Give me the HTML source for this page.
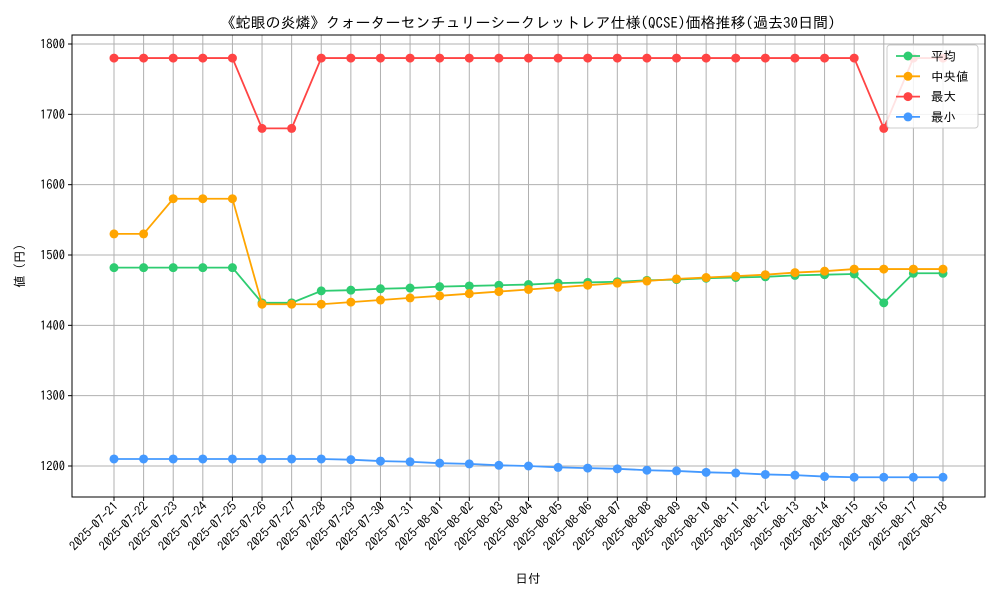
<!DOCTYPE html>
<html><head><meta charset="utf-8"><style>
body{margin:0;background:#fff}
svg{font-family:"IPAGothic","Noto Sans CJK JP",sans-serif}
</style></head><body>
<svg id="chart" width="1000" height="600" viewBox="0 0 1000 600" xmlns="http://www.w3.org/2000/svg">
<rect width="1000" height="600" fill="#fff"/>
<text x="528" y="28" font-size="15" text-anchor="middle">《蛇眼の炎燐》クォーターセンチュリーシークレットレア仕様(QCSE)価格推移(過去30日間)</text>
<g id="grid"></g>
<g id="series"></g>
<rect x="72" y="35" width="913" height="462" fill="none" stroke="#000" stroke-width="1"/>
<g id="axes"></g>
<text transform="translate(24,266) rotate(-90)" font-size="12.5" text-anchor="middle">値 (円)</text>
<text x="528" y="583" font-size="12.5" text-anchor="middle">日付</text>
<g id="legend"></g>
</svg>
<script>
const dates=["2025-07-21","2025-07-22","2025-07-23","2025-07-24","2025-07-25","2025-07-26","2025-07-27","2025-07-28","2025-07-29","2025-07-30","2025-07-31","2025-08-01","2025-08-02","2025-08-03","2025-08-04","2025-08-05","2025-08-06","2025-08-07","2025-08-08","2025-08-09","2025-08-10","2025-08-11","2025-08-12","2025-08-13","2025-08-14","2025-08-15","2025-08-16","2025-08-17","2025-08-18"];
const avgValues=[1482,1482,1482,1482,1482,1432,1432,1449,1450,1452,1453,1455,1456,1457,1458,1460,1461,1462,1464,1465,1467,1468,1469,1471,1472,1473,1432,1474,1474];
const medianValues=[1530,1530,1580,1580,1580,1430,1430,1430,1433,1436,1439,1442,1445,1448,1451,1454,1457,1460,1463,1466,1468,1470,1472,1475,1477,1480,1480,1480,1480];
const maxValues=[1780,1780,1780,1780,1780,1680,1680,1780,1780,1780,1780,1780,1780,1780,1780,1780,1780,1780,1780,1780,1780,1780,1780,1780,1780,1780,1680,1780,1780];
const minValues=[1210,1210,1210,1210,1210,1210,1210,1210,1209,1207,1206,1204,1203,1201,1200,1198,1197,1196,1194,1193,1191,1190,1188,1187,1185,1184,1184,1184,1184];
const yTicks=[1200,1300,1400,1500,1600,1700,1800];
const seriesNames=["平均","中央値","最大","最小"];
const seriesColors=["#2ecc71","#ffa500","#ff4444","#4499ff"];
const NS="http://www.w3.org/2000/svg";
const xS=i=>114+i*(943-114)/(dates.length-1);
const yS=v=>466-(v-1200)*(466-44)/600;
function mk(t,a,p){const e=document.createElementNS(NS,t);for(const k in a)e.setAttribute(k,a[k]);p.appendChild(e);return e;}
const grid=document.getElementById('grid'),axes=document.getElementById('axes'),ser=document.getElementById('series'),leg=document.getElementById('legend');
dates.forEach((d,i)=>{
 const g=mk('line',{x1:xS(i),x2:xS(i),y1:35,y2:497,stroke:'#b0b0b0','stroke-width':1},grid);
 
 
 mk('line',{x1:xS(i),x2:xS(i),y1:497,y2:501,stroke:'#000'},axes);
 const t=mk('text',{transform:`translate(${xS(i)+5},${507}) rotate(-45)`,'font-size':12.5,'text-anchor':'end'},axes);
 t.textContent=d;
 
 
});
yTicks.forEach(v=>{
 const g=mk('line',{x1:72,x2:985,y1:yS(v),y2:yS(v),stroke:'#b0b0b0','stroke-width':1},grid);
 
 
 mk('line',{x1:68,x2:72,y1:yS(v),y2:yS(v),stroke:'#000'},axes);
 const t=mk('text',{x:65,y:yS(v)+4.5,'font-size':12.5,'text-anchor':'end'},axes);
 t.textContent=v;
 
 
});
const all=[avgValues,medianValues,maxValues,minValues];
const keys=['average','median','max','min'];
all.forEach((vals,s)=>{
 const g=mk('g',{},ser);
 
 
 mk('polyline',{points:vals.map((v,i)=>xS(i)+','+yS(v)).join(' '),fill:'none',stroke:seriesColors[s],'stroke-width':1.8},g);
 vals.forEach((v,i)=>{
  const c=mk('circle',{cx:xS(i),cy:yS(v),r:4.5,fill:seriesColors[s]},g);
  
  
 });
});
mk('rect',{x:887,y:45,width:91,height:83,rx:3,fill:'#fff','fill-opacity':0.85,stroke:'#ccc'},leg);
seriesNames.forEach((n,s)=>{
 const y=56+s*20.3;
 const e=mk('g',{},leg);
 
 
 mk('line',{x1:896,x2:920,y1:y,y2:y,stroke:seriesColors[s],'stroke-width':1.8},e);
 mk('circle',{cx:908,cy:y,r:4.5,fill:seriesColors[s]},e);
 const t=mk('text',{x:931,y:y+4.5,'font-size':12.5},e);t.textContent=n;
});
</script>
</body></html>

* [EXERCISE]:
Write the full listing out again with every line unchanged, but include no pictures.

* [IN RESPONSE]:
Give me the HTML source for this page.
<!DOCTYPE html>
<html><head><meta charset="utf-8"><style>
body{margin:0;background:#fff}
svg{font-family:"IPAGothic","Noto Sans CJK JP",sans-serif}
</style></head><body>
<svg id="chart" width="1000" height="600" viewBox="0 0 1000 600" xmlns="http://www.w3.org/2000/svg">
<rect width="1000" height="600" fill="#fff"/>
<text x="528" y="28" font-size="15" text-anchor="middle">《蛇眼の炎燐》クォーターセンチュリーシークレットレア仕様(QCSE)価格推移(過去30日間)</text>
<g id="grid"></g>
<g id="series"></g>
<rect x="72" y="35" width="913" height="462" fill="none" stroke="#000" stroke-width="1"/>
<g id="axes"></g>
<text transform="translate(24,266) rotate(-90)" font-size="12.5" text-anchor="middle">値 (円)</text>
<text x="528" y="583" font-size="12.5" text-anchor="middle">日付</text>
<g id="legend"></g>
</svg>
<script>
const dates=["2025-07-21","2025-07-22","2025-07-23","2025-07-24","2025-07-25","2025-07-26","2025-07-27","2025-07-28","2025-07-29","2025-07-30","2025-07-31","2025-08-01","2025-08-02","2025-08-03","2025-08-04","2025-08-05","2025-08-06","2025-08-07","2025-08-08","2025-08-09","2025-08-10","2025-08-11","2025-08-12","2025-08-13","2025-08-14","2025-08-15","2025-08-16","2025-08-17","2025-08-18"];
const avgValues=[1482,1482,1482,1482,1482,1432,1432,1449,1450,1452,1453,1455,1456,1457,1458,1460,1461,1462,1464,1465,1467,1468,1469,1471,1472,1473,1432,1474,1474];
const medianValues=[1530,1530,1580,1580,1580,1430,1430,1430,1433,1436,1439,1442,1445,1448,1451,1454,1457,1460,1463,1466,1468,1470,1472,1475,1477,1480,1480,1480,1480];
const maxValues=[1780,1780,1780,1780,1780,1680,1680,1780,1780,1780,1780,1780,1780,1780,1780,1780,1780,1780,1780,1780,1780,1780,1780,1780,1780,1780,1680,1780,1780];
const minValues=[1210,1210,1210,1210,1210,1210,1210,1210,1209,1207,1206,1204,1203,1201,1200,1198,1197,1196,1194,1193,1191,1190,1188,1187,1185,1184,1184,1184,1184];
const yTicks=[1200,1300,1400,1500,1600,1700,1800];
const seriesNames=["平均","中央値","最大","最小"];
const seriesColors=["#2ecc71","#ffa500","#ff4444","#4499ff"];
const NS="http://www.w3.org/2000/svg";
const xS=i=>114+i*(943-114)/(dates.length-1);
const yS=v=>466-(v-1200)*(466-44)/600;
function mk(t,a,p){const e=document.createElementNS(NS,t);for(const k in a)e.setAttribute(k,a[k]);p.appendChild(e);return e;}
const grid=document.getElementById('grid'),axes=document.getElementById('axes'),ser=document.getElementById('series'),leg=document.getElementById('legend');
dates.forEach((d,i)=>{
 const g=mk('line',{x1:xS(i),x2:xS(i),y1:35,y2:497,stroke:'#b0b0b0','stroke-width':1},grid);
 
 
 mk('line',{x1:xS(i),x2:xS(i),y1:497,y2:501,stroke:'#000'},axes);
 const t=mk('text',{transform:`translate(${xS(i)+5},${507}) rotate(-45)`,'font-size':12.5,'text-anchor':'end'},axes);
 t.textContent=d;
 
 
});
yTicks.forEach(v=>{
 const g=mk('line',{x1:72,x2:985,y1:yS(v),y2:yS(v),stroke:'#b0b0b0','stroke-width':1},grid);
 
 
 mk('line',{x1:68,x2:72,y1:yS(v),y2:yS(v),stroke:'#000'},axes);
 const t=mk('text',{x:65,y:yS(v)+4.5,'font-size':12.5,'text-anchor':'end'},axes);
 t.textContent=v;
 
 
});
const all=[avgValues,medianValues,maxValues,minValues];
const keys=['average','median','max','min'];
all.forEach((vals,s)=>{
 const g=mk('g',{},ser);
 
 
 mk('polyline',{points:vals.map((v,i)=>xS(i)+','+yS(v)).join(' '),fill:'none',stroke:seriesColors[s],'stroke-width':1.8},g);
 vals.forEach((v,i)=>{
  const c=mk('circle',{cx:xS(i),cy:yS(v),r:4.5,fill:seriesColors[s]},g);
  
  
 });
});
mk('rect',{x:887,y:45,width:91,height:83,rx:3,fill:'#fff','fill-opacity':0.85,stroke:'#ccc'},leg);
seriesNames.forEach((n,s)=>{
 const y=56+s*20.3;
 const e=mk('g',{},leg);
 
 
 mk('line',{x1:896,x2:920,y1:y,y2:y,stroke:seriesColors[s],'stroke-width':1.8},e);
 mk('circle',{cx:908,cy:y,r:4.5,fill:seriesColors[s]},e);
 const t=mk('text',{x:931,y:y+4.5,'font-size':12.5},e);t.textContent=n;
});
</script>
</body></html>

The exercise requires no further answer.